_THE TASK:_
Extract every line that contains the string "with".

_PROVIDED DATA:_
══════════════════════════════

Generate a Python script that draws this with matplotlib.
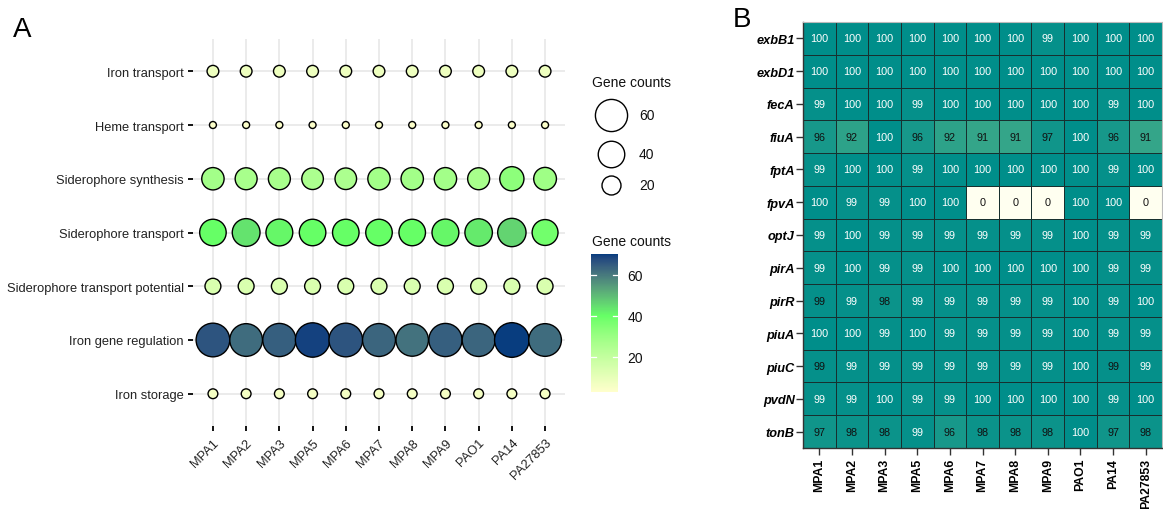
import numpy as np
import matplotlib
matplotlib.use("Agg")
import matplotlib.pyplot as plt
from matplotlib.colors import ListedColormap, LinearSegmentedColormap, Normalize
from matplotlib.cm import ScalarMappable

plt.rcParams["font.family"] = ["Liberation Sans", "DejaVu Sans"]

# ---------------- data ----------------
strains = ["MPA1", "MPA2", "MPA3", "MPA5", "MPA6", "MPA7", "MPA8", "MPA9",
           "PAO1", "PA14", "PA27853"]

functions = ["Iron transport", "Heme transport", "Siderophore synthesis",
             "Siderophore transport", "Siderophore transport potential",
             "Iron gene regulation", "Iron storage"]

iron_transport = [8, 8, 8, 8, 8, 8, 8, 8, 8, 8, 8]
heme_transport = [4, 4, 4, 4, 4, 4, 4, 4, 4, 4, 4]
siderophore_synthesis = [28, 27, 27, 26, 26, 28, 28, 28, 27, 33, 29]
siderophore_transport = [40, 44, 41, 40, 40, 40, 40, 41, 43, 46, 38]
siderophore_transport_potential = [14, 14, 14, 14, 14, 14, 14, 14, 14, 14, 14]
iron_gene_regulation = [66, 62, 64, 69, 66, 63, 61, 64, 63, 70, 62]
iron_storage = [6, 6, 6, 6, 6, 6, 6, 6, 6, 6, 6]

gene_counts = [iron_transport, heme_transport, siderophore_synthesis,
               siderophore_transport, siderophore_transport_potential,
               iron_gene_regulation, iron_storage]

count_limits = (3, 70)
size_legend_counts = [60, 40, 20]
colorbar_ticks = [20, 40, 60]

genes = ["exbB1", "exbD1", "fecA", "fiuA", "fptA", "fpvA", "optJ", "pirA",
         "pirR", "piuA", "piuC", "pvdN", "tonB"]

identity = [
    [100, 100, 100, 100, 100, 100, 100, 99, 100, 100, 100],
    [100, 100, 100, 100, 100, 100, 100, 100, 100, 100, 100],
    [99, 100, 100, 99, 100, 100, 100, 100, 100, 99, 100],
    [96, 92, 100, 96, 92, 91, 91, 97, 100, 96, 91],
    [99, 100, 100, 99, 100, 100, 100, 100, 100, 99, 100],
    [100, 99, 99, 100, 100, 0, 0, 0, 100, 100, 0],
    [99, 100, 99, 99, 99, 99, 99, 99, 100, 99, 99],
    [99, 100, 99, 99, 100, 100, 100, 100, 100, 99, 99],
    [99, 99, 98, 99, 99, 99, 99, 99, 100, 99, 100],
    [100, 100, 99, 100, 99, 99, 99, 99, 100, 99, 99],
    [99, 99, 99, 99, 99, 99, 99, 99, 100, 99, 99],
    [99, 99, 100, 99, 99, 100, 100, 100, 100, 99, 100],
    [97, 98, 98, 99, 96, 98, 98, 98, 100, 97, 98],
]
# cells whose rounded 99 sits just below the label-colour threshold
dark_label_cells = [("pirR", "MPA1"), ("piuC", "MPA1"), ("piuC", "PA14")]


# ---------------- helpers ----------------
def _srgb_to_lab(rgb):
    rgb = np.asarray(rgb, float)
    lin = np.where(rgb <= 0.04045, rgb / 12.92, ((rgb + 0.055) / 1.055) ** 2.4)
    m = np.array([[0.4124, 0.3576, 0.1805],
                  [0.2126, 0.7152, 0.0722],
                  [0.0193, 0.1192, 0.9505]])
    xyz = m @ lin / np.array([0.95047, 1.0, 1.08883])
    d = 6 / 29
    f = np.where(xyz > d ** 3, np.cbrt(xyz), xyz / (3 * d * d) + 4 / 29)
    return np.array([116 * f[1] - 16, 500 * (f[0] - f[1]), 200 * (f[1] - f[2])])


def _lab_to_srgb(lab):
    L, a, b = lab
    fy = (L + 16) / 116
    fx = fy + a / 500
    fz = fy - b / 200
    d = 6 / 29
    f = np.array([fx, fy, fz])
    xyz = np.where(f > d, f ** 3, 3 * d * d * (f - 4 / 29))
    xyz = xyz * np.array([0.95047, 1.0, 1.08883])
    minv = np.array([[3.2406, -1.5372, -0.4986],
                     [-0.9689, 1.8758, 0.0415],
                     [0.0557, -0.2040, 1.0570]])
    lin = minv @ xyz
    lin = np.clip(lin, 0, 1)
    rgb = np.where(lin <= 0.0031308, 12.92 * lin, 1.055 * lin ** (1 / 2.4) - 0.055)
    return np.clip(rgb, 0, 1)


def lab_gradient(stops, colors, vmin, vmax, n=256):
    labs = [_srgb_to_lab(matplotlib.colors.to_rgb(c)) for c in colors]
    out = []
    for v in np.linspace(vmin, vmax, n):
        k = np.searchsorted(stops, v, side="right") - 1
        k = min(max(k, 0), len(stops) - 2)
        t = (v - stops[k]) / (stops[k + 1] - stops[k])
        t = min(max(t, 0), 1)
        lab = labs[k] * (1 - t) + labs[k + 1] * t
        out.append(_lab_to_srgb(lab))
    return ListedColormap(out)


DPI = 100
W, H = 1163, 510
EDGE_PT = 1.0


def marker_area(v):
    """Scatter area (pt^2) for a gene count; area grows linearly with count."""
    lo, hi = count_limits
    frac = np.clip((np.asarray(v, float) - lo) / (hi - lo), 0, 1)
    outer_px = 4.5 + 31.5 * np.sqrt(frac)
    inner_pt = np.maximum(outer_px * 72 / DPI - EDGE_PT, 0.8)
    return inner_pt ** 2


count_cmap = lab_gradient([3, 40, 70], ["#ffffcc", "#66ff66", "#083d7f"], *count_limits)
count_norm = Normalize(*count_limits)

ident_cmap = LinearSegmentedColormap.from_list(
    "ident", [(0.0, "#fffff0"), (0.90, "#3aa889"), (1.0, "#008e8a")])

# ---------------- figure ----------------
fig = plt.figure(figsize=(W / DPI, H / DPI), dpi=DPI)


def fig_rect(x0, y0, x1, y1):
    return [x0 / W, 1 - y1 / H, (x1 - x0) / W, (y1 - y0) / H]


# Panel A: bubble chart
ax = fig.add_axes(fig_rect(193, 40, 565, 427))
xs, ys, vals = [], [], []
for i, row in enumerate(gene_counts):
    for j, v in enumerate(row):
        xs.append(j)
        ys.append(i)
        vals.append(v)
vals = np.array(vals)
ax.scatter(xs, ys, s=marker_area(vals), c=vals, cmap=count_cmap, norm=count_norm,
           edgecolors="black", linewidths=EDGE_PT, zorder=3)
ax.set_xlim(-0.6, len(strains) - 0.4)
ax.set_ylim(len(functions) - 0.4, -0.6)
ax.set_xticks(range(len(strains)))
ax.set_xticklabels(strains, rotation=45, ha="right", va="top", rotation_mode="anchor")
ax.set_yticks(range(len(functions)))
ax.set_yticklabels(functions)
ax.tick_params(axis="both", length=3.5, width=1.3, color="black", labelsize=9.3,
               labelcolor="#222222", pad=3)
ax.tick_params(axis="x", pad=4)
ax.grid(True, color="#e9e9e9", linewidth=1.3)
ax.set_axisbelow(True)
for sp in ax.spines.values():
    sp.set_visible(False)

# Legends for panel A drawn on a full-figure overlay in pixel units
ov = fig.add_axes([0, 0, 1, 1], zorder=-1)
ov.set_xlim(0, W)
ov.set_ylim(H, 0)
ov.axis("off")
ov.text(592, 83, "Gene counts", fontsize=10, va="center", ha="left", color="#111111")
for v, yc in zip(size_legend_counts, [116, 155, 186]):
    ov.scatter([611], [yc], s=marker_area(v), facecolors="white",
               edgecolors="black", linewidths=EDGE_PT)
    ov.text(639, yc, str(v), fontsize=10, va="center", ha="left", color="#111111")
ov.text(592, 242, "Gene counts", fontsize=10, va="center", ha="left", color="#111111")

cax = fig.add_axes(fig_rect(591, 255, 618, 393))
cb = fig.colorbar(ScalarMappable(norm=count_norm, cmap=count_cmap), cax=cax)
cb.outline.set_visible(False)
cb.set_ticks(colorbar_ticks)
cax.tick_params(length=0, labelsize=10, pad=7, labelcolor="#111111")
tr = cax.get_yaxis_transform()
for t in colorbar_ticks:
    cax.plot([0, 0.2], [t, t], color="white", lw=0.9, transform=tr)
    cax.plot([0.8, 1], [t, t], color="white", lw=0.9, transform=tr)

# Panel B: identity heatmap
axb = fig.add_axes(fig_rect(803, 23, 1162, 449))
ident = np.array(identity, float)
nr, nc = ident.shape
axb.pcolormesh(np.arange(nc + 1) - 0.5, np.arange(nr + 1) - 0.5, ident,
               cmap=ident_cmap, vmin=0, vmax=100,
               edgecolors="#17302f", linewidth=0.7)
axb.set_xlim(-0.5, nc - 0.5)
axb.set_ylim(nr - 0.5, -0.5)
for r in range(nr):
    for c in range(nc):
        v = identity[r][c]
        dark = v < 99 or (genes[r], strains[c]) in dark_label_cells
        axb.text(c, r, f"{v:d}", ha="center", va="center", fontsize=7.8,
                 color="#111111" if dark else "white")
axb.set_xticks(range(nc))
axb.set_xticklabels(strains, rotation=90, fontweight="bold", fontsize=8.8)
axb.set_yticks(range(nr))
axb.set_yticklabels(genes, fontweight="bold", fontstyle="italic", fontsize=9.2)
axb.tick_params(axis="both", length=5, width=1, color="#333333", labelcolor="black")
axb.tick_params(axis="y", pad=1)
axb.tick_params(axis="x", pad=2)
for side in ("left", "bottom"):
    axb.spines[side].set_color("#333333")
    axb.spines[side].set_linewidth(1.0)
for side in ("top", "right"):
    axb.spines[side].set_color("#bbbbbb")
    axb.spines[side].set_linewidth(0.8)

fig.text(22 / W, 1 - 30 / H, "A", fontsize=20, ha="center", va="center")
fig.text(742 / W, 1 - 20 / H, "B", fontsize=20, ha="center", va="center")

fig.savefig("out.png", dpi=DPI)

══════════════════════════════

_RESULT FOR THIS TASK:_
Generate a Python script that draws this with matplotlib.
    """Scatter area (pt^2) for a gene count; area grows linearly with count."""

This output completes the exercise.